30 Kaffeekünstler treten in Hamburg zur Deutschen Meisterschaft an. Die Teilnehmer formen Indianer und Tulpen aus Milchschaum.

Hamburg. Das interessiert sie nicht die Bohne? Von wegen. Die Blicke von Hunderten Zuschauern waren auf Sener Sönmez gerichtet, wie seine Hand routiniert kreist, ruhig und rhythmisch. So als würde er mit einem Pinsel über eine Leinwand streichen, gießt er Milchschaum in eine Espresso-Tasse. Vor ihm steht nach wenigen Sekunden sein Kunstwerk. Eines, das man nicht nur bewundern, sondern auch riechen und schmecken kann.

Sener Sönmez ist einer von 30 Kaffeekünstlern, die beim Barista-Wettbewerb gegeneinander antreten. Barista (italienisch: Barmann) ist kein geschützter Begriff, aber die neue Kaffeeszene hat ihn kultiviert, um das Bewusstsein zu schärfen, dass es sich um ein eigenständiges Handwerk handelt. Am Wochenende wurde die Meisterschaft im Café Elbgold an der Lagerstraße ausgetragen.

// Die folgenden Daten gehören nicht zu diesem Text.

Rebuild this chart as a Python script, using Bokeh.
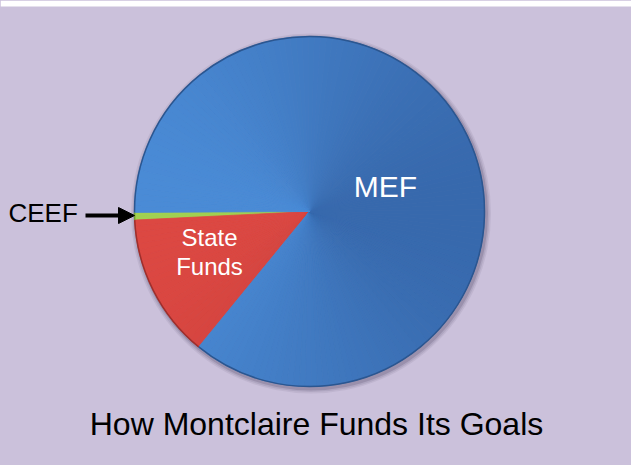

Sönmez' Werkzeug ist nicht der perfekte Farbton, sondern der perfekte Milchschaum. In der cremig geschlagenen Milch seines Espresso macchiato ist ein Indianermotiv zu erkennen. Das Publikum klatscht, aber Sönmez hat nur Ohren für seinen Milchschaum. "Den Moment für die perfekte Konsistenz muss man hören, sehen, fühlen", sagt der Hamburger und widmet sich seinem zweiten Indianer. Im Finale der Latte Art Contests müssen die Teilnehmer jedes Motiv zweimal exakt gleich vor den Augen der Jury in die Tassen zaubern. Für sechs Kaffees bleibt nur zehn Minuten Zeit. Jeder Handgriff wird genau beobachtet, anschließend jeder Kaffee beäugt und natürlich probiert. Während Sönmez auf seine Punktzahl wartet, verrät ein Jurymitglied der Barista Championship das Geheimnis des Gewinnerkaffees. "Der Kontrast zwischen Milch und Crema muss stimmen, der Milchschaum seidig glänzen und der Kaffee eine überzeugende Aromanote haben, etwa mit Anklängen von Zitrusfrüchten oder Blaubeeren", sagt Agnes Unterforsthuber. Sener Sönmez meint selbstkritisch: "Ich wollte den Letzten Mohikaner Hamburgs zeigen, aber die Gesichtskonturen lassen zu wünschen übrig." Der 40-Jährige, schwarze Haare, dunkler Teint, ist bekennender Perfektionist und gießt seinen Kunden in seiner traditionell italienischen Espresso-Bar Due Baristi in Eimsbüttel neben Indianern auch Tulpen oder Fahnenblätter in die Tassen.

19 von 30 Punkten gibt ihm die Jury. "Ich hätte die Aufregung zu Hause lassen müssen", sagt Sönmez knapp und gratuliert dem neuen Latte-Art-Meister Matthias Hoppenworth (22,5 Punkte). Der 28-jährige Barista nennt sich schlicht Kaffeekoch. "Latte Art ist wie Blumengießen", sagt er mit einem breiten Siegerlächeln. Der Volkswirtschaftsstudent hat das besondere Kaffeekochen erst vor zweieinhalb Jahren für sich entdeckt, als das Restaurieren von Espresso-Maschinen sein Nebenverdienst war. "Mein Ziel ist es einfach, immer technisch sauber zu arbeiten", sagt der Frankfurter, der nun im Juni als Deutscher Meister Latte Art zur Weltmeisterschaft nach Maastricht reisen wird. Viel habe er gelernt, indem er sich YouTube-Videos angesehen und sich mit anderen Baristas ausgetauscht habe, so Hoppenworth. Etwa über Espressi mit seidiger Textur, feiner Säure, die mit leichten Bitterakzenten harmonieren.

Kommt da der Kaffee-Normalverbraucher noch mit? Das ist ja nicht die Absicht der Kaffeekünstler. Was beim Wein in den letzten Jahren erreicht wurde - die Steigerung der Weinqualitäten bei gleichzeitiger Qualifizierung der Kundschaft - stehe beim Kaffee noch aus, sagt Jurorin Unterforsthuber. Baristi wie Sönmez sind Botschafter der Bohne, auch ohne Titel.